I have two questions:

1. Three tanks can hold 500 kgs of water. The largest tank can hold 150 kgs more than the smallest tank. If each tank’s capacity were increased such that the smallest now holds twice as much, the next thrice and the largest four times as much, the total capacity would be 1,650 kgs. How much can each tank hold presently?

2. Three men have ages which add up to 95 years. The eldest is 15 years older than the youngest. In 10 years, the youngest will be 5 years younger than the next man. How old is each now?

**For the above questions we need to formulate the mathematical equations derived and solve the resulting equation by Cramer’s rule**

Re: Matrices and linear systems of Equations

Quote:

Originally Posted by

**georgiazm** I have two questions:

1. Three tanks can hold 500 kgs of water.

Okay, call the quantity of water each tank can hold, in kgs, x, y, and z, from smallest to largest. x+ y+ z= 500.

Quote:

The largest tank can hold 150 kgs more than the smallest tank.

So z= x+ 150.

Quote:

If each tank’s capacity were increased such that the smallest now holds twice as much

2x instead of x

3y instead of y

Quote:

and the largest four times as much

4z instead of 4

Quote:

, the total capacity would be 1,650 kgs. How much can each tank hold presently?

2x+ 3y+ 4z= 1650. That, together with x+ y+ z= 500, and z= x+ 150 gives you three equations to solve for x, y, and z.

Quote:

2. Three men have ages which add up to 95 years. The eldest is 15 years older than the youngest. In 10 years, the youngest will be 5 years younger than the next man. How old is each now?

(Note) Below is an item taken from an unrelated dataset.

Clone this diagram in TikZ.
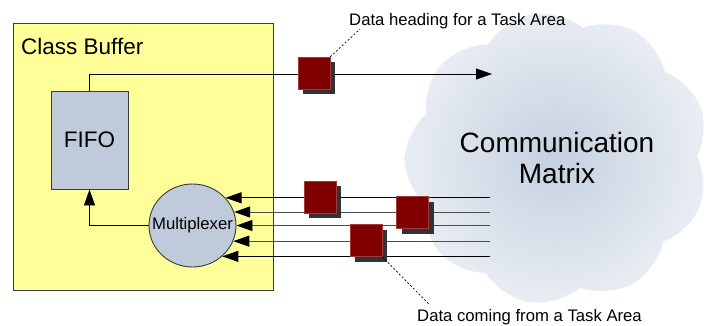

Let their ages be x, y, and z, in years, from youngest to oldest. Now YOU set up the equations.

Quote:

**For the above questions we need to formulate the mathematical equations derived and solve the resulting equation by Cramer’s rule**

Re: Matrices and linear systems of Equations

Thanks for the reply basically those are the equations i got but the problem is when i start to solve them i seem to be getting Zeros.

d= 2 3 4

1 1 1

-1 0 1

dx=1650 3 4

500 1 1

150 0 1

solving for dx=1650(1-0) -3(500-150)+ 4(0-150)=1650-1050-600=0

solving for d= 2(1-0)-3(1+1) +4(0+1)=2-6+4=0

since d is working out to be zero doesn't that imply that dx/d=0, dy/d=0 dz/d=0

Is there someplace where I am going wrong or is it just the question.